Damian Collins, a Conservative MP and the acting chairman of the House of Commons Select Committee for Culture, Media and Sport, yesterday told the YEP that Cellino’s comments underlined the need for a tightening of the FA rules that forbid ownership of players by third parties such as a company or agent.

United issued a strongly-worded statement late on Wednesday night in response to the Telegraph’s allegations.

Leeds said the paper had turned down a pre-publication request from their solicitors to provide a full transcript of the Cellino meeting as well as any related video and audio footage.

In their statement, United said: “The club has reviewed the supposed “evidence” that the Daily Telegraph have published tonight.

“At no time in this video clip has Mr Cellino suggested getting around the FA’s rules on third-party ownership of players.

“In complete contrast to what has been suggested, Mr Cellino has made a perfectly proper suggestion which is entirely consistent with the FA’s regulations, as the only parties entitled to take benefit from ownership of a player is the club itself.

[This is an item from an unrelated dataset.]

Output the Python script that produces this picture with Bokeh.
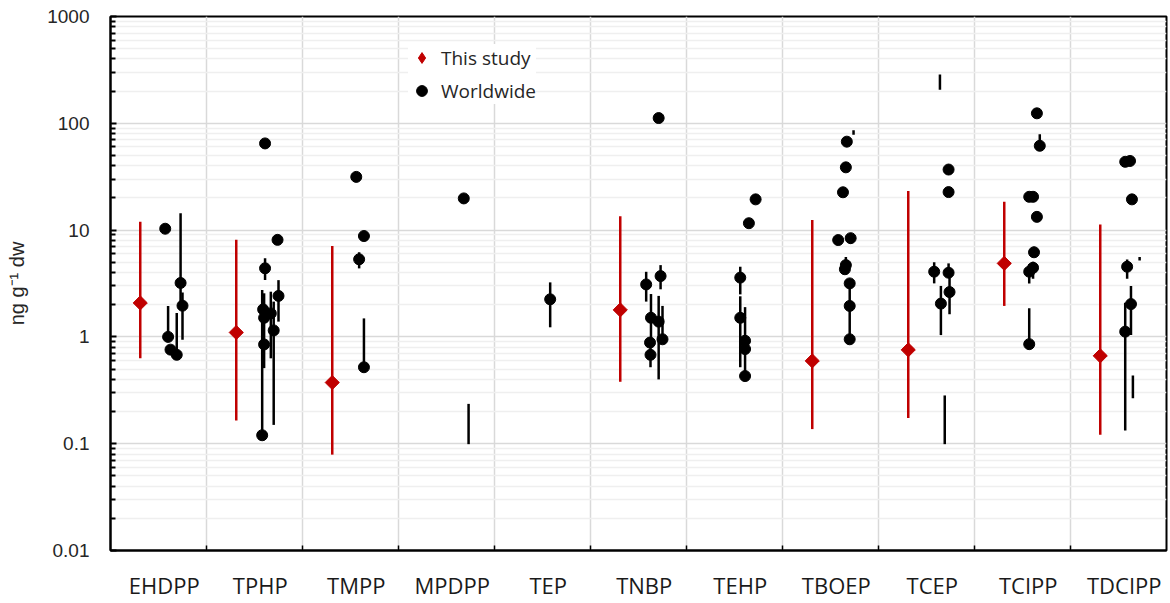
import math
from bokeh.plotting import figure
from bokeh.models import (FixedTicker, Legend, LegendItem, CustomJSTickFormatter,
                          ColumnDataSource, Range1d)
from bokeh.embed import file_html
from bokeh.resources import INLINE

nan = float("nan")

categories = ["EHDPP", "TPHP", "TMPP", "MPDPP", "TEP", "TNBP",
              "TEHP", "TBOEP", "TCEP", "TCIPP", "TDCIPP"]

# "This study" (median with range), ng/g dw
study_value = [2.08, 1.10, 0.374, nan, nan, 1.79, nan, 0.596, 0.756, 4.88, 0.665]
study_low = [0.63, 0.165, 0.079, nan, nan, 0.38, nan, 0.137, 0.174, 1.95, 0.121]
study_high = [12.0, 8.1, 7.1, nan, nan, 13.5, nan, 12.4, 23.2, 18.4, 11.3]
study_offset = 0.31  # dodge within category

# "Worldwide" studies: category index, dodge within category, value, low, high
world_cat = [0, 0, 0, 0, 0, 0,
             1, 1, 1, 1, 1, 1, 1, 1, 1, 1,
             2, 2, 2, 2,
             3, 3,
             4,
             5, 5, 5, 5, 5, 5, 5, 5,
             6, 6, 6, 6, 6, 6, 6,
             7, 7, 7, 7, 7, 7, 7, 7, 7, 7, 7,
             8, 8, 8, 8, 8, 8, 8, 8,
             9, 9, 9, 9, 9, 9, 9, 9, 9,
             10, 10, 10, 10, 10, 10, 10, 10]
world_offset = [0.57, 0.60, 0.625, 0.69, 0.73, 0.75,
                0.61, 0.74, 0.61, 0.58, 0.59, 0.60, 0.60, 0.67, 0.70, 0.75,
                0.56, 0.64, 0.59, 0.64,
                0.68, 0.73,
                0.58,
                0.71, 0.58, 0.73, 0.63, 0.71, 0.75, 0.62, 0.625,
                0.72, 0.65, 0.56, 0.56, 0.61, 0.61, 0.61,
                0.67, 0.74, 0.66, 0.63, 0.58, 0.71, 0.66, 0.65, 0.70, 0.70, 0.70,
                0.64, 0.73, 0.73, 0.58, 0.73, 0.74, 0.65, 0.69,
                0.65, 0.68, 0.57, 0.61, 0.65, 0.62, 0.61, 0.57, 0.57,
                0.57, 0.62, 0.64, 0.59, 0.72, 0.63, 0.57, 0.65]
world_value = [10.3, 1.0, 0.76, 0.68, 3.2, 1.96,
               64.8, 8.1, 4.39, 0.12, 1.81, 0.85, 1.51, 1.66, 1.15, 2.42,
               31.5, 8.8, 5.33, 0.52,
               19.8, nan,
               2.25,
               112.0, 3.1, 3.71, 1.51, 1.39, 0.95, 0.885, 0.68,
               19.4, 11.6, 3.59, 1.51, 0.92, 0.77, 0.43,
               67.3, nan, 38.7, 22.6, 8.07, 8.4, 4.7, 4.3, 3.17, 1.95, 0.95,
               nan, 36.9, 22.7, 4.08, 3.99, 2.63, 2.05, nan,
               124.0, 61.6, 20.5, 20.5, 13.3, 6.2, 4.44, 4.08, 0.855,
               43.6, 44.4, 19.4, 4.54, nan, 2.03, 1.12, nan]
world_low = [10.3, 1.0, 0.76, 0.68, 2.0, 0.94,
             64.8, 8.1, 3.41, 0.12, 1.81, 0.51, 1.51, 0.63, 0.15, 1.39,
             31.5, 8.8, 4.38, 0.52,
             19.8, 0.099,
             1.23,
             112.0, 2.14, 2.79, 0.9, 0.40, 0.95, 0.885, 0.52,
             19.4, 11.6, 2.5, 0.52, 0.92, 0.77, 0.43,
             67.3, 78.0, 38.7, 22.6, 7.6, 7.5, 4.3, 4.3, 0.95, 1.95, 0.95,
             206.0, 36.9, 22.7, 3.17, 3.99, 1.63, 1.04, 0.099,
             124.0, 61.6, 20.5, 20.5, 13.3, 5.6, 3.5, 3.17, 0.855,
             43.6, 44.4, 19.4, 3.5, 5.2, 1.04, 0.133, 0.267]
world_high = [10.3, 1.95, 0.76, 1.67, 14.4, 2.6,
              64.8, 8.1, 5.45, 2.75, 1.81, 2.56, 1.51, 2.65, 2.14, 3.4,
              31.5, 8.8, 6.2, 1.49,
              19.8, 0.236,
              3.24,
              112.0, 4.07, 4.7, 2.52, 2.42, 1.95, 0.885, 0.9,
              19.4, 11.6, 4.54, 2.4, 1.9, 0.77, 0.92,
              67.3, 86.0, 38.7, 22.6, 8.07, 8.4, 5.6, 4.3, 3.17, 1.95, 0.95,
              287.0, 36.9, 22.7, 5.0, 4.88, 3.99, 3.0, 0.283,
              124.0, 79.0, 20.5, 20.5, 13.3, 7.0, 5.06, 4.8, 1.85,
              43.6, 44.4, 19.4, 5.3, 5.6, 3.0, 2.09, 0.435]

y_ticks = [0.01, 0.1, 1, 10, 100, 1000]

RED = "#c00000"
GRID = "#d9d9d9"
MINOR_GRID = "#efefef"

study_x = [i + study_offset for i in range(len(categories))]
study_src = ColumnDataSource(dict(x=study_x, y=study_value, lo=study_low, hi=study_high))
world_x = [c + o for c, o in zip(world_cat, world_offset)]
world_src = ColumnDataSource(dict(x=world_x, y=world_value, lo=world_low, hi=world_high))

p = figure(width=1168, height=602, x_range=Range1d(0, len(categories)),
           y_range=Range1d(y_ticks[0], y_ticks[-1]), y_axis_type="log",
           output_backend="svg", toolbar_location=None,
           min_border_left=110, min_border_right=2, min_border_top=16, min_border_bottom=51)

p.background_fill_color = "white"
p.border_fill_color = "white"
p.outline_line_color = "black"
p.outline_line_width = 2

# x axis: labels at category centres, ticks at category boundaries
centres = [i + 0.56 for i in range(len(categories))]
bounds = list(range(1, len(categories)))
p.xaxis.ticker = FixedTicker(ticks=centres, minor_ticks=bounds)
p.xaxis.major_label_overrides = {c: name for c, name in zip(centres, categories)}
p.xaxis.major_tick_in = 0
p.xaxis.major_tick_out = 0
p.xaxis.minor_tick_in = 5
p.xaxis.minor_tick_out = 0
p.xaxis.minor_tick_line_color = "black"
p.xaxis.minor_tick_line_width = 1.5
p.xaxis.axis_line_color = "black"
p.xaxis.axis_line_width = 2
p.xaxis.major_label_standoff = 19
p.xaxis.major_label_text_font = "Open Sans"
p.xaxis.major_label_text_font_size = "22px"
p.xaxis.major_label_text_color = "#1a1a1a"

p.xgrid.ticker = FixedTicker(ticks=bounds)
p.xgrid.grid_line_color = GRID
p.xgrid.grid_line_width = 1.5

# y axis
minor = [m * 10.0 ** e for e in range(-2, 3) for m in range(2, 10)]
p.yaxis.ticker = FixedTicker(ticks=y_ticks, minor_ticks=minor)
p.yaxis.formatter = CustomJSTickFormatter(code="return String(Number(tick.toPrecision(6)))")
p.yaxis.major_tick_in = 6
p.yaxis.major_tick_out = 0
p.yaxis.minor_tick_in = 5
p.yaxis.minor_tick_out = 0
p.yaxis.major_tick_line_color = "black"
p.yaxis.minor_tick_line_color = "black"
p.yaxis.major_tick_line_width = 2
p.yaxis.minor_tick_line_width = 2
p.yaxis.axis_line_color = "black"
p.yaxis.axis_line_width = 2
p.yaxis.major_label_standoff = 21
p.yaxis.major_label_text_font = "Liberation Sans"
p.yaxis.major_label_text_font_size = "19px"
p.yaxis.major_label_text_color = "#262626"
p.yaxis.axis_label = "ng g\u207b\u00b9 dw"
p.yaxis.axis_label_text_font = "Liberation Sans"
p.yaxis.axis_label_text_font_size = "20px"
p.yaxis.axis_label_text_font_style = "normal"
p.yaxis.axis_label_text_color = "#262626"
p.yaxis.axis_label_standoff = 16

p.ygrid.grid_line_color = GRID
p.ygrid.grid_line_width = 1.5
p.ygrid.minor_grid_line_color = MINOR_GRID
p.ygrid.minor_grid_line_width = 1.5

# This study
p.segment(x0="x", y0="lo", x1="x", y1="hi", source=study_src, line_color=RED, line_width=2.5)
p.scatter(x="x", y="y", source=study_src, marker="square", angle=math.pi / 4,
          size=10, fill_color=RED, line_color=RED)

# Worldwide
p.segment(x0="x", y0="lo", x1="x", y1="hi", source=world_src, line_color="black", line_width=2.5)
r_world = p.scatter(x="x", y="y", source=world_src, marker="circle", size=11,
                    fill_color="black", line_color="black")

# legend-only glyph for the red diamond
r_leg = p.scatter(x=[nan], y=[nan], marker="diamond", size=10, fill_color=RED, line_color=RED)

legend = Legend(items=[LegendItem(label="This study", renderers=[r_leg]),
                       LegendItem(label="Worldwide", renderers=[r_world])],
                location=(298, 446), glyph_width=27, glyph_height=27,
                label_standoff=6, spacing=6, padding=3, margin=0,
                label_text_font="Open Sans", label_text_font_size="19px",
                label_text_color="#262626",
                border_line_color=None, background_fill_color="white",
                background_fill_alpha=1.0)
p.add_layout(legend)

open("out.html", "w").write(file_html(p, INLINE))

“If a company commits money to a club by way of investment, taking on the potential for profit but also the risk for loss, then that is a normal, everyday corporate process.

“This is plainly not a suggestion as to how to circumvent the rules, but rather, an accurate albeit concise explanation of how to operate within the confines of the rules and effectively become “the club”.

“The club intends to make no further comment on this non-story.”